Masyarakat secara sukarela melakukan penggalangan dana untuk membantu pembelian perangkat pelindung diri bagi tenaga medis, menyiapkan sabun pencuci tangan di berbagai tempat, memberikan makan gratis kepada warga yang terdampak Covid-19 dan menyediakan masker pelindung muka, hingga menyediakan rumah karantina bagi perantau yang mudik untuk mengisolasi diri seperti yang dilakukan warga di Banyuwangi.
Menanggapi menguatnya semangat gotong royong di masyarakat, khususnya di Banyuwangi, Rektor Universitas Tujuh Belas Agustus Banyuwangi, yang juga antropolog Andang Subahariyanto, melihat bahwa sikap gotong royong yang ditunjukkan masyarakat Banyuwangi sebenarnya tidak terlepas dari kearifan lokal yang merupakan tradisi turun temurun penduduk asli Banyuwangi yaitu suku Osing.

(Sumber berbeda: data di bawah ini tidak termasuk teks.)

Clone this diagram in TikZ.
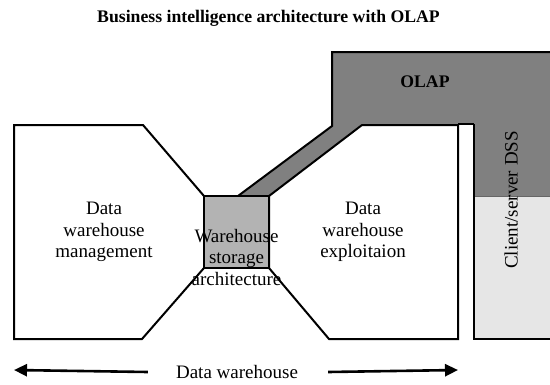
\documentclass[tikz,border=0pt]{standalone}
\usepackage{fontspec}
\setmainfont{Liberation Serif}
\usetikzlibrary{arrows.meta}
\definecolor{olapgrey}{HTML}{808080}
\definecolor{boxgrey}{HTML}{B3B3B3}
\definecolor{lightgrey}{HTML}{E6E6E6}
\tikzset{
  shapeline/.style={draw=black, line width=2pt, line join=miter},
  lbl/.style={align=center, inner sep=0pt, font=\fontsize{19}{21.5}\selectfont},
  ttl/.style={inner sep=0pt, font=\bfseries\fontsize{17.7}{20}\selectfont},
  bigarrow/.style={line width=2.6pt, -{Triangle[length=13pt,width=12pt]}},
}
\begin{document}
\begin{tikzpicture}[x=1pt,y=-1pt]
\useasboundingbox (0,0) rectangle (550,384);
% OLAP band
\fill[olapgrey] (332,52) -- (551,52) -- (551,196) -- (474,196) -- (474,124) -- (362,124) -- (269,196) -- (238,196) -- (332,126) -- cycle;
\draw[shapeline] (551,52) -- (332,52) -- (332,126) -- (238,196);
% client/server column
\fill[lightgrey] (474,196) rectangle (551,339);
\draw[draw=black!60, line width=0.6pt] (474,196) -- (551,196);
\draw[shapeline] (474,124) -- (474,339) -- (551,339);
\draw[shapeline] (458,124) -- (474,124);
% left shape
\draw[shapeline, fill=white] (14,125) -- (143,125) -- (204,196) -- (204,268) -- (142,339) -- (14,339) -- cycle;
% right shape
\draw[shapeline, fill=white] (269,196) -- (362,125) -- (458,125) -- (458,339) -- (329,339) -- (269,268) -- cycle;
% storage box
\draw[shapeline, fill=boxgrey] (204,196) rectangle (269,268);
% texts
\node[ttl] (title) at (268.5,18) {Business intelligence architecture with OLAP};
\node[ttl] (olap) at (425,82) {OLAP};
\node[lbl] (mgmt) at (104,232) {Data\\warehouse\\management};
\node[lbl] (expl) at (363,232) {Data\\warehouse\\exploitaion};
\node[lbl] (store) at (236.5,257) {Warehouse\\storage\\architecture};
\node[lbl, rotate=90] (dss) at (511,200) {Client/server DSS};
\node[lbl] (dw) at (237,372) {Data warehouse};
% arrows
\coordinate (lend) at (14,370);
\coordinate (rend) at (458,370);
\draw[bigarrow] ([xshift=-28pt]dw.west) -- (lend);
\draw[bigarrow] ([xshift=30pt]dw.east) -- (rend);
\end{tikzpicture}
\end{document}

Masyarakat suku Osing memiliki tradisi yang terus dipertahankan dalam kehidupan keseharian, salah satunya adalah melabot atau ngersaya. Melabot merupakan kegiatan gotong royong antar warga saat hajatan dengan saling bantu membantu menyiapkan konsumsi atau saat ada warga pindahan rumah dengan mengangkat atau memindahkan kayu bangunan.
Suku Osing atau suku Using sendiri, menurut cerita masyarakat, merupakan keturunan rakyat Kerajaan Blambangan atau "Wong Blambangan", yang mengasingkan diri pada zaman Majapahit. Nama Osing, yang berarti tidak untuk menunjukkan sikap warga yang menolak pengaruh dari luar pada zaman dulu, diberikan oleh penduduk pendatang yang menetap di daerah itu pada abad ke-19. Bahasa yang digunakan adalah bahasa Osing yang merupakan turunan dari bahasa Jawa Kuno.
Pada awalnya, masyarakat Osing mayoritas beragama Hindu dan Budha. Namun, setelah berkembangnya kerajaan Islam, masyarakat Osing banyak yang beralih memeluk agama Islam.